Roland Marchal, chercheur au CNRS et auteur d’un rapport sur le rôle de la France au Tchad, abonde : « On m’a confié qu’Ibni est mort très rapidement après son arrestation ». Timane Erdimi confirme lui aussi cette version des faits : « Deux de mes parents, qui étaient aux côtés de Déby en 2008, ont ensuite fait défection pour me rejoindre. Ils m’ont raconté qu’Ibni a été tué dans la nuit du 3 au 4 février, et que son corps a ensuite été enterré du côté des abattoirs. Sa dépouille n’a jamais été rendue à la famille ».
Deux témoins, qui vivent toujours au Tchad et qui souhaitent conserver l’anonymat, sont présents en ces heures sombres, en première ligne. Pour la première fois, ils racontent. Vers vingt-deux heures, Adam Souleymane Touba, chef du centre opérationnel à la présidence, aurait appelé le patron de la sinistre ANS (Agence nationale de sécurité, la police politique de Deby), Mahamat Ismaël Chaïbo. Ibni vient de faire un malaise sous les coups, et Touba l’a laissé convulsant, râlant, sans savoir trop quoi faire, s’il devait le sauver ou l’achever. « Le général Mahamat Ismaël Chaïbo a disparu pendant les combats, on ne savait plus où il était », déclarera Bruno Foucher, l’ambassadeur de France, devant la juge chargée de l’affaire Ibni en France (une plainte a été déposée par la famille en 2012).

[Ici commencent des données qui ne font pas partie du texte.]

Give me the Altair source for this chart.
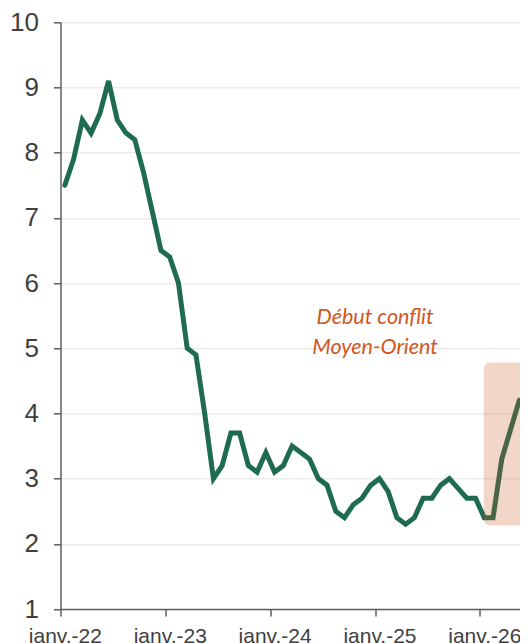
import json
import altair as alt
import pandas as pd

# ---- data ----
months = pd.date_range("2022-01-01", periods=53, freq="MS").strftime("%Y-%m").tolist()
inflation = [7.5, 7.9, 8.5, 8.3, 8.6, 9.1, 8.5, 8.3, 8.2, 7.7,
             7.1, 6.5, 6.4, 6.0, 5.0, 4.9, 4.0, 3.0, 3.2, 3.7,
             3.7, 3.2, 3.1, 3.4, 3.1, 3.2, 3.5, 3.4, 3.3, 3.0,
             2.9, 2.5, 2.4, 2.6, 2.7, 2.9, 3.0, 2.8, 2.4, 2.3,
             2.4, 2.7, 2.7, 2.9, 3.0, 2.85, 2.7, 2.7, 2.4, 2.4,
             3.3, 3.75, 4.2]
tick_labels = ["janv.-22", "janv.-23", "janv.-24", "janv.-25", "janv.-26"]
tick_positions = [-0.5, 11.5, 23.5, 35.5, 47.5]
y_ticks = list(range(1, 11))
note_lines = ["Début conflit", "Moyen-Orient"]
note_y = [5.47, 5.01]
note_x = [35.5, 35.5]
box_x, box_x2, box_y, box_y2 = [47.95], [54.0], [2.28], [4.78]

df = pd.DataFrame({"month": months, "idx": list(range(len(inflation))), "value": inflation})
notes = pd.DataFrame({"text": note_lines, "x": note_x, "y": note_y})
box = pd.DataFrame({"x": box_x, "x2": box_x2, "y": box_y, "y2": box_y2})

MONTH_PX = 8.738
W, H = 459.5, 586.7
GREEN = "#1E6B52"
ORANGE = "#CB5B23"
AXIS_GREY = "#5f5f5f"
LABEL_GREY = "#404040"

x_scale = alt.Scale(domain=[-0.5, -0.5 + W / MONTH_PX], nice=False, zero=False)
y_scale = alt.Scale(domain=[1, 10], nice=False, zero=False)
label_expr = f"{json.dumps(tick_labels)}[round((datum.value + 0.5) / 12)]"

x_axis = alt.Axis(values=tick_positions, labelExpr=label_expr, title=None, grid=False,
                  labelOffset=4.4, tickSize=7, labelPadding=9, labelFontSize=21,
                  labelFont="Liberation Sans", labelColor=LABEL_GREY,
                  domainColor=AXIS_GREY, tickColor=AXIS_GREY, domainWidth=1.5,
                  tickWidth=1.5, labelFlush=False, labelOverlap=False)
y_axis = alt.Axis(values=y_ticks, format="d", title=None, grid=True, gridColor="#EBEBEB",
                  gridWidth=1.5, tickSize=7, labelPadding=15, labelFontSize=26,
                  labelFont="Liberation Sans", labelColor=LABEL_GREY, domainColor=AXIS_GREY,
                  tickColor=AXIS_GREY, domainWidth=1.5, tickWidth=1.5, labelOverlap=False)

line = alt.Chart(df).mark_line(color=GREEN, strokeWidth=5, strokeCap="round").encode(
    x=alt.X("idx:Q", scale=x_scale, axis=x_axis),
    y=alt.Y("value:Q", scale=y_scale, axis=y_axis),
)

rect = alt.Chart(box).mark_rect(color=ORANGE, opacity=0.25, cornerRadius=6, clip=True).encode(
    x=alt.X("x:Q", scale=x_scale, title=None),
    x2="x2:Q",
    y=alt.Y("y:Q", scale=y_scale, title=None),
    y2="y2:Q",
)

text = alt.Chart(notes).mark_text(font="Lato", fontStyle="italic", fontSize=21.5, color="#D0571E",
                                  align="center", baseline="middle").encode(
    x=alt.X("x:Q", scale=x_scale, title=None),
    y=alt.Y("y:Q", scale=y_scale, title=None),
    text="text:N",
)

chart = alt.layer(line, rect, text).properties(
    width=W, height=H,
    autosize=alt.AutoSizeParams(type="none"),
    padding={"left": 52.5, "top": 14.3, "right": 0, "bottom": 34},
).configure_view(stroke=None)

chart.save("out.html", embed_options={"renderer": "svg", "actions": False})
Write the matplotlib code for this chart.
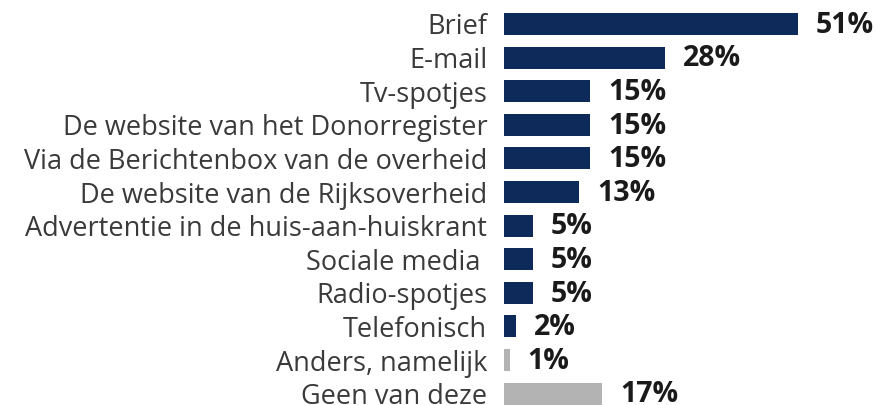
import matplotlib
matplotlib.use("Agg")
import matplotlib.pyplot as plt

# --- Data -------------------------------------------------------------------
categories = [
    "Brief",
    "E-mail",
    "Tv-spotjes",
    "De website van het Donorregister",
    "Via de Berichtenbox van de overheid",
    "De website van de Rijksoverheid",
    "Advertentie in de huis-aan-huiskrant",
    "Sociale media ",
    "Radio-spotjes",
    "Telefonisch",
    "Anders, namelijk",
    "Geen van deze",
]
values = [51, 28, 15, 15, 15, 13, 5, 5, 5, 2, 1, 17]
n_grey = 2  # "Anders" and "Geen van deze" shown in grey

NAVY = "#0d2a5a"
GREY = "#b3b3b3"
colors = [NAVY] * (len(values) - n_grey) + [GREY] * n_grey

plt.rcParams["font.family"] = ["Open Sans", "DejaVu Sans"]

W, H = 876, 405
fig = plt.figure(figsize=(W / 100, H / 100), dpi=100)
left = 504 / W
ax = fig.add_axes([left, 0, 1 - left, 1])

y = list(range(len(values)))
ax.barh(y, values, height=0.66, color=colors)

# pixel geometry: first bar centre ~24 px from top, 33.6 px pitch
pitch = 33.6
ax.set_ylim((H - 24) / pitch, -24 / pitch)
ax.set_xlim(0, (W - 504) / 5.76)

for yi, v in zip(y, values):
    ax.annotate(f"{v}%", (v, yi), xytext=(13, -1), textcoords="offset points",
                va="center", ha="left", fontsize=20.5, fontweight="bold",
                color="#1a1a1a")

ax.set_yticks(y)
ax.set_yticklabels(categories, fontsize=19.5, color="#3a3a3a")
ax.tick_params(axis="y", length=0, pad=12)
ax.set_xticks([])
for s in ax.spines.values():
    s.set_visible(False)

fig.savefig("out.png", dpi=100)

En fait, Chaïbo a pris ses jambes à son cou. Comme nombre de dignitaires du régime en perdition, il a franchi le fleuve et s’est réfugié au Cameroun voisin. Maintenant que l’impensable s’est produit, que Deby contre toute attente a gagné la partie, Chaïbo n’ose pas retourner à la présidence. Il s’est abrité dans une villa de Farcha, non loin du lieu de détention où l’on torture Ibni. Pour lui, l’opposant est une aubaine. C’est le prétexte qui va lui permettre de rentrer en grâce. Chaïbo embarque Ibni, passablement mal en point, et fonce au palais. « Puis Lol [Mahamat Choua, NDLR] a été emmené en direction de la présidence, suivi plus tard des deux autres opposants politiques ensemble », confirme une note « confidentiel-défense » de la DGSE.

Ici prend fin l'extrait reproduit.